In some ways, the old way of publishing had a distinct advantage over today: when you published a book, the book itself was done – immutable, fixed. You worried about getting onto shelves and whether anyone would read it (that hasn’t changed), but the checks and cross checks all had to be completed before the printing and binding and – then – you could stop worrying. You collected errors and omissions, improvements and changes for the 2nd edition, if there was to be one.

Today, websites are living things.

I used to be in the swimming pool business. A new pool customer had seen the heartache of his neighbors in maintaining their pools: chemicals, sweepers, filters….algae.

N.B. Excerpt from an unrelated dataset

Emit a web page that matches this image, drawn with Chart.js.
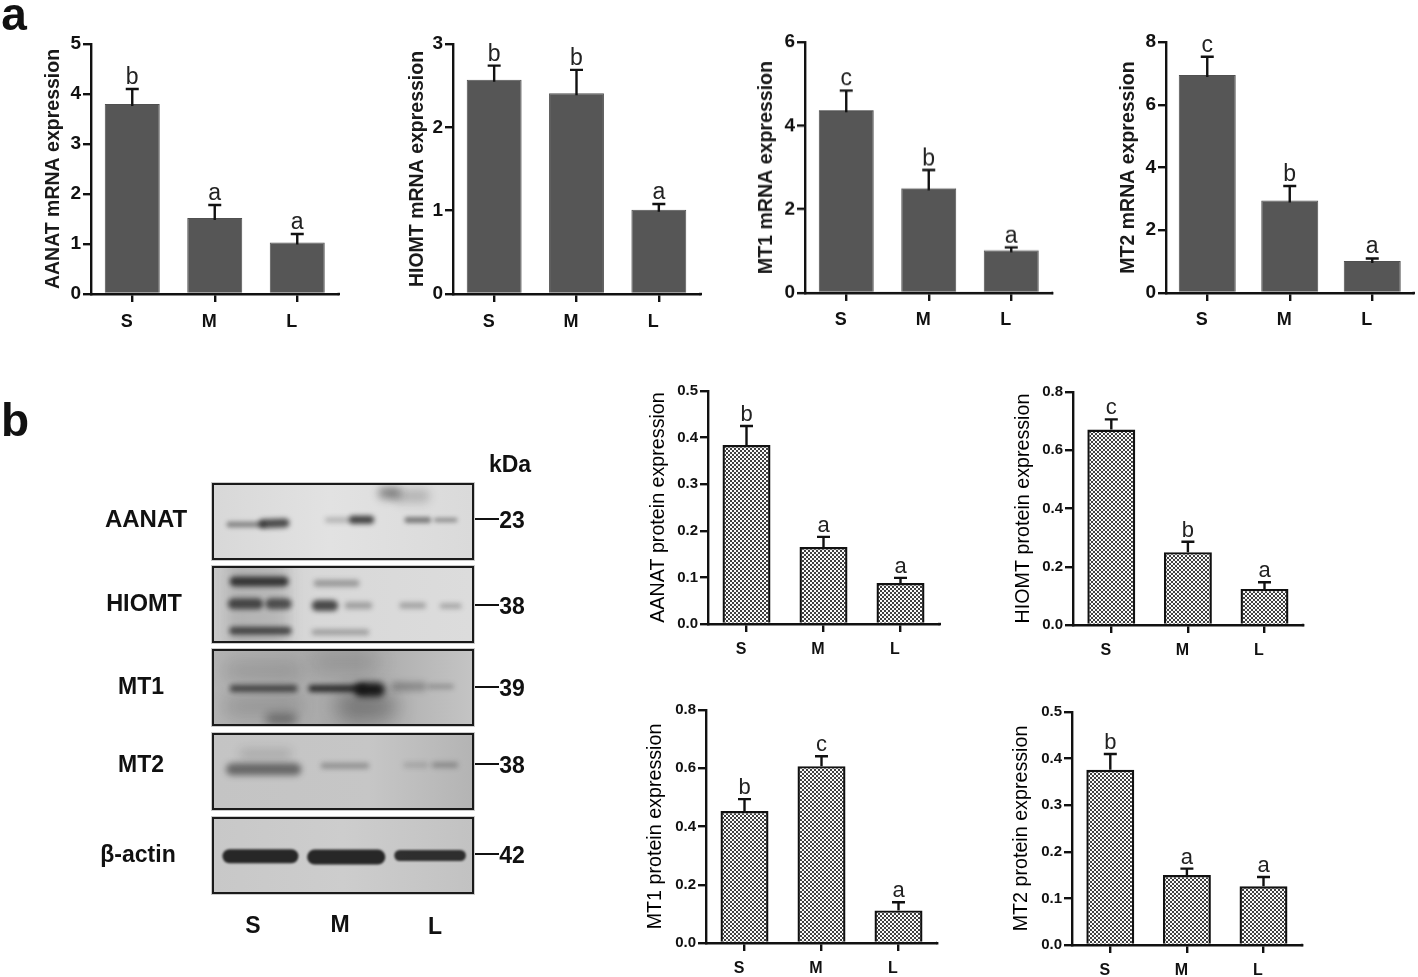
<!DOCTYPE html>
<html><head><meta charset="utf-8">
<script src="https://cdn.jsdelivr.net/npm/chart.js@4"></script>
<style>
html,body{margin:0;padding:0;background:#fff;width:1418px;height:977px;overflow:hidden}
body{position:relative;font-family:"Liberation Sans",Arial,sans-serif;color:#111}
canvas{position:absolute;display:block}
.t{position:absolute;transform:translate(-50%,-50%);line-height:1;white-space:nowrap;font-weight:bold;filter:blur(.25px)}
.blot{position:absolute;box-sizing:border-box;border:2px solid #1a1a1a;overflow:hidden;outline:1px solid #ccc}
.dash{position:absolute;background:#111;height:2.4px;width:24px}
</style></head><body>
<script>
// ---------- data ----------
const categories = ['S','M','L'];

const aanatMrnaMeans  = [3.80,1.52,1.03];
const aanatMrnaUpper  = [4.10,1.78,1.20];
const aanatMrnaLetters= ['b','a','a'];
const aanatMrnaTicks  = [0,1,2,3,4,5];

const hiomtMrnaMeans  = [2.57,2.41,1.01];
const hiomtMrnaUpper  = [2.74,2.69,1.08];
const hiomtMrnaLetters= ['b','b','a'];
const hiomtMrnaTicks  = [0,1,2,3];

const mt1MrnaMeans    = [4.37,2.50,1.02];
const mt1MrnaUpper    = [4.84,2.94,1.09];
const mt1MrnaLetters  = ['c','b','a'];
const mt1MrnaTicks    = [0,2,4,6];

const mt2MrnaMeans    = [6.95,2.95,1.02];
const mt2MrnaUpper    = [7.53,3.41,1.10];
const mt2MrnaLetters  = ['c','b','a'];
const mt2MrnaTicks    = [0,2,4,6,8];

const aanatProtMeans  = [0.384,0.165,0.088];
const aanatProtUpper  = [0.425,0.187,0.099];
const aanatProtLetters= ['b','a','a'];
const aanatProtTicks  = [0,0.1,0.2,0.3,0.4,0.5];

const hiomtProtMeans  = [0.671,0.250,0.124];
const hiomtProtUpper  = [0.706,0.286,0.147];
const hiomtProtLetters= ['c','b','a'];
const hiomtProtTicks  = [0,0.2,0.4,0.6,0.8];

const mt1ProtMeans    = [0.453,0.607,0.112];
const mt1ProtUpper    = [0.494,0.641,0.140];
const mt1ProtLetters  = ['b','c','a'];
const mt1ProtTicks    = [0,0.2,0.4,0.6,0.8];

const mt2ProtMeans    = [0.376,0.150,0.126];
const mt2ProtUpper    = [0.410,0.164,0.146];
const mt2ProtLetters  = ['b','a','a'];
const mt2ProtTicks    = [0,0.1,0.2,0.3,0.4,0.5];

// blot bands: lane start %, start height %, lane end %, end height %, darkness, thickness, softness
const bandsAanat = [[6,54,19,54,.42,6,2.2],[19,53,27.5,52,.75,9,2.4],[44,48,53,48,.25,5,2.5],[54,47.5,60.5,47.5,.8,8,2.4],[75,48,83,48,.5,6,2],[86,48,93.6,48,.42,4,2],[66,11,70,11,.45,12,4],[72,15,81,15,.2,14,5]];
const bandsHiomt = [[17,8,17,92,.14,62,7],[8,18.5,27,18.5,.82,10,2.6],[7.5,49,17,49,.72,11,2.6],[22,49,28,49,.68,11,2.6],[7.5,86,28.5,86,.72,8,2.4],[40,21,55,21,.33,7,2.6],[40,51.5,46,51.5,.75,11,2.6],[52,51.5,60,51.5,.3,7,2.6],[39,88,59,88,.3,6,2.6],[73,51.5,81,51.5,.3,6,2.4],[88.5,52,95,52,.3,5,2.4]];
const bandsMt1   = [[8,27,30,27,.14,24,9],[8,76,30,76,.16,24,9],[42,15,60,15,.12,24,9],[53,76,65,76,.35,30,10],[22,93,30,93,.45,10,5],[7.5,51.5,31,51.5,.68,7,2.4],[38,51.5,58,51.5,.85,7,2.4],[57,53,63.5,53,1,14,3.2],[70.5,48.5,81,48.5,.3,8,3],[84,48.5,92,48.5,.25,5,2.4]];
const bandsMt2   = [[12,26,28,26,.13,12,5],[7,47,31.5,47,.55,12,3],[42.5,42,59,42,.3,6,2.6],[74.5,41,82,41,.15,6,2.6],[85.5,41,93.5,41,.28,6,2.6]];
const bandsActin = [[6,51,30,51,.92,14,1.2],[39,52,63.5,52,.92,15,1.2],[72,50,95.5,50,.88,11,1.2]];

const kdaMarks = ['23','38','39','38','42'];

// ---------- plugins ----------
const errorBars = {
  id:'errorBars',
  afterDatasetsDraw(chart,args,o){
    if(!o.upper) return;
    const c=chart.ctx, xs=chart.scales.x, ys=chart.scales.y;
    c.save();
    c.strokeStyle='#111'; c.lineWidth=2.4; c.fillStyle='#222';
    c.textAlign='center'; c.textBaseline='alphabetic';
    c.font=o.letterFont;
    o.upper.forEach((u,i)=>{
      const x=xs.getPixelForValue(i), yT=ys.getPixelForValue(u), yM=ys.getPixelForValue(o.means[i]);
      c.beginPath(); c.moveTo(x,yM+(o.poke||0)); c.lineTo(x,yT);
      c.moveTo(x-o.cap,yT); c.lineTo(x+o.cap,yT); c.stroke();
      c.fillText(o.letters[i],x,yT-o.gap);
    });
    // axis overrun to the right of the last band
    const b=chart.chartArea.bottom;
    c.beginPath(); c.moveTo(chart.chartArea.right-1,b); c.lineTo(chart.chartArea.right+o.overrun,b); c.stroke();
    c.restore();
  }
};
const blur = {
  id:'bandBlur',
  beforeDatasetDraw(chart,args){ chart.ctx.save(); chart.ctx.filter='blur('+chart.data.datasets[args.index].soft+'px)'; },
  afterDatasetDraw(chart){ chart.ctx.restore(); }
};

// ---------- patterned fill ----------
function dotPattern(){
  const cell=document.createElement('canvas'); cell.width=4; cell.height=4;
  const g=cell.getContext('2d');
  g.fillStyle='#fafafa'; g.fillRect(0,0,4,4);
  g.fillStyle='#404040'; g.fillRect(0,0,2,2); g.fillRect(2,2,2,2);
  return g.createPattern(cell,'repeat');
}
const pattern = dotPattern();

// ---------- bar panels ----------
const L=90, T=15, B=34;
function barPanel(p){
  const ref=document.createElement('canvas');
  const overrun=p.xEnd-(p.axis+3*p.step);
  const w=L+3*p.step+overrun+6, h=T+(p.bottom-p.top)+B;
  ref.width=w; ref.height=h;
  ref.style.cssText=`left:${p.axis-L}px;top:${p.top-T}px;width:${w}px;height:${h}px;filter:blur(.3px)`;
  document.body.appendChild(ref);
  const protein=p.kind==='protein';
  const titleSize=protein?19.7:19.5;
  new Chart(ref,{
    type:'bar',
    data:{labels:categories,datasets:[{
      data:p.means,
      backgroundColor:protein?pattern:'#565656',
      borderColor:protein?'#111':'#505050',
      borderWidth:protein?2.4:1,
      barPercentage:p.barW/p.step, categoryPercentage:1
    }]},
    options:{
      responsive:false,animation:false,devicePixelRatio:1,
      layout:{padding:{top:T,right:overrun+6,left:0,bottom:0}},
      plugins:{legend:{display:false},tooltip:{enabled:false},
        errorBars:{means:p.means,upper:p.upper,letters:p.letters,cap:6.5,poke:protein?0:2,
          gap:5,overrun:overrun,letterFont:(protein?'22':'23')+'px "Liberation Sans"'}},
      scales:{
        x:{type:'category',offset:true,
          afterFit(s){s.height=B},
          border:{display:true,color:'#111',width:2.4},
          grid:{display:true,drawOnChartArea:false,drawTicks:true,tickLength:8,color:'#111',lineWidth:2.4,offset:false},
          ticks:{color:'#111',font:{family:'Liberation Sans',weight:'bold',size:protein?16:18},padding:p.labelPad,labelOffset:-5.5,maxRotation:0}},
        y:{type:'linear',min:0,max:p.ticks[p.ticks.length-1],
          afterFit(s){s.width=L},
          afterBuildTicks(s){s.ticks=p.ticks.map(v=>({value:v}))},
          border:{display:true,color:'#111',width:2.4},
          grid:{display:true,drawOnChartArea:false,drawTicks:true,tickLength:8,color:'#111',lineWidth:2.4},
          ticks:{color:'#111',font:{family:'Liberation Sans',weight:'bold',size:protein?15:19},padding:2,
            callback:v=>protein?v.toFixed(1):String(v)},
          title:{display:true,text:p.title,color:protein?'#000':'#1a1a1a',
            font:{family:'Liberation Sans',weight:protein?'normal':'bold',size:titleSize,lineHeight:1.2},
            padding:{top:p.titleX-(p.axis-L)-titleSize*.6,bottom:0}}
        }
      }
    },
    plugins:[errorBars]
  });
}

[
 {kind:'mrna',title:'AANAT mRNA expression',means:aanatMrnaMeans,upper:aanatMrnaUpper,letters:aanatMrnaLetters,ticks:aanatMrnaTicks,axis:91,top:44,bottom:294,step:82.5,barW:55,xEnd:340,titleX:54,labelPad:9},
 {kind:'mrna',title:'HIOMT mRNA expression',means:hiomtMrnaMeans,upper:hiomtMrnaUpper,letters:hiomtMrnaLetters,ticks:hiomtMrnaTicks,axis:452.5,top:44,bottom:294,step:82.5,barW:55,xEnd:702,titleX:417,labelPad:9},
 {kind:'mrna',title:'MT1 mRNA expression',means:mt1MrnaMeans,upper:mt1MrnaUpper,letters:mt1MrnaLetters,ticks:mt1MrnaTicks,axis:805,top:42,bottom:292.7,step:82.5,barW:55,xEnd:1053,titleX:767,labelPad:8},
 {kind:'mrna',title:'MT2 mRNA expression',means:mt2MrnaMeans,upper:mt2MrnaUpper,letters:mt2MrnaLetters,ticks:mt2MrnaTicks,axis:1166,top:41.7,bottom:292.7,step:82.5,barW:57,xEnd:1415,titleX:1129,labelPad:8},
 {kind:'protein',title:'AANAT protein expression',means:aanatProtMeans,upper:aanatProtUpper,letters:aanatProtLetters,ticks:aanatProtTicks,axis:708,top:391,bottom:624,step:77,barW:48,xEnd:941,titleX:659,labelPad:8},
 {kind:'protein',title:'HIOMT protein expression',means:hiomtProtMeans,upper:hiomtProtUpper,letters:hiomtProtLetters,ticks:hiomtProtTicks,axis:1072.7,top:392,bottom:625,step:76.7,barW:48,xEnd:1304,titleX:1023,labelPad:8},
 {kind:'protein',title:'MT1 protein expression',means:mt1ProtMeans,upper:mt1ProtUpper,letters:mt1ProtLetters,ticks:mt1ProtTicks,axis:706,top:710,bottom:943,step:77,barW:48,xEnd:937,titleX:656,labelPad:8},
 {kind:'protein',title:'MT2 protein expression',means:mt2ProtMeans,upper:mt2ProtUpper,letters:mt2ProtLetters,ticks:mt2ProtTicks,axis:1071.7,top:711.7,bottom:945,step:76.7,barW:48,xEnd:1303,titleX:1021,labelPad:8}
].forEach(barPanel);

// ---------- blot panels ----------
function blotPanel(b){
  const box=document.createElement('div');
  box.className='blot';
  box.style.cssText=`left:${b.x}px;top:${b.y}px;width:${b.w}px;height:${b.h}px;background:${b.bg}`;
  const cv=document.createElement('canvas');
  const iw=b.w-4, ih=b.h-4;
  cv.width=iw; cv.height=ih; cv.style.cssText=`left:0;top:0;width:${iw}px;height:${ih}px`;
  box.appendChild(cv); document.body.appendChild(box);
  new Chart(cv,{
    type:'scatter',
    data:{datasets:b.bands.map(r=>({
      data:[{x:r[0],y:r[1]},{x:r[2],y:r[3]}],
      showLine:true,pointRadius:0,
      borderColor:`rgba(25,25,25,${r[4]})`,
      borderWidth:r[5],
      soft:r[6],
      borderCapStyle:'round'
    }))},
    options:{responsive:false,animation:false,devicePixelRatio:1,
      layout:{padding:0},
      plugins:{legend:{display:false},tooltip:{enabled:false}},
      scales:{x:{type:'linear',min:0,max:100,display:false},y:{type:'linear',min:0,max:100,reverse:true,display:false}}},
    plugins:[blur]
  });
}
[
 {x:212,y:483,w:262,h:77,bg:'linear-gradient(90deg,#d8d8d8,#e2e2e2 45%,#dadada)',bands:bandsAanat},
 {x:212,y:566,w:262,h:77,bg:'linear-gradient(90deg,#c8c8c8,#d8d8d8 40%,#dcdcdc)',bands:bandsHiomt},
 {x:212,y:649,w:262,h:77,bg:'linear-gradient(90deg,#b4b4b4,#a8a8a8 55%,#c4c4c4)',bands:bandsMt1},
 {x:212,y:733,w:262,h:77,bg:'linear-gradient(90deg,#c4c4c4,#c6c6c6 60%,#b4b4b4)',bands:bandsMt2},
 {x:212,y:817,w:262,h:77,bg:'linear-gradient(90deg,#c8c8c8,#cdcdcd 50%,#c2c2c2)',bands:bandsActin}
].forEach(blotPanel);

// ---------- text ----------
function text(s,x,y,size){
  const d=document.createElement('div'); d.className='t'; d.textContent=s;
  d.style.cssText=`left:${x}px;top:${y}px;font-size:${size}px`;
  document.body.appendChild(d);
}
text('a',14,14,46); text('b',15,420,46);
text('kDa',510,464,23);
text('AANAT',146,519,24); text('HIOMT',144,604,23.5); text('MT1',141,686,23); text('MT2',141,764,23); text('β-actin',138,854,23);
text('S',253,925,23); text('M',340,924,23); text('L',435,926,23);
const kdaY=[520,606,688,765,855];
kdaMarks.forEach((m,i)=>{
  text(m,512,kdaY[i],23);
  const d=document.createElement('div'); d.className='dash';
  d.style.left='475px'; d.style.top=(kdaY[i]-2)+'px';
  document.body.appendChild(d);
});
</script>
</body></html>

He decided to avoid all that yuck and brought in a tanker truck loaded with pure distilled water to fill it. Overnight, the water, starving of minerals, leached them out of the plaster turning it into a moonscape. We had to scrape it out and start over.

Pools maintain a balance just like a body does – just like a website! The code ages, the traffic changes, new hacks appear, new laws create new liabilities. Don’t just “publish” a website and walk away.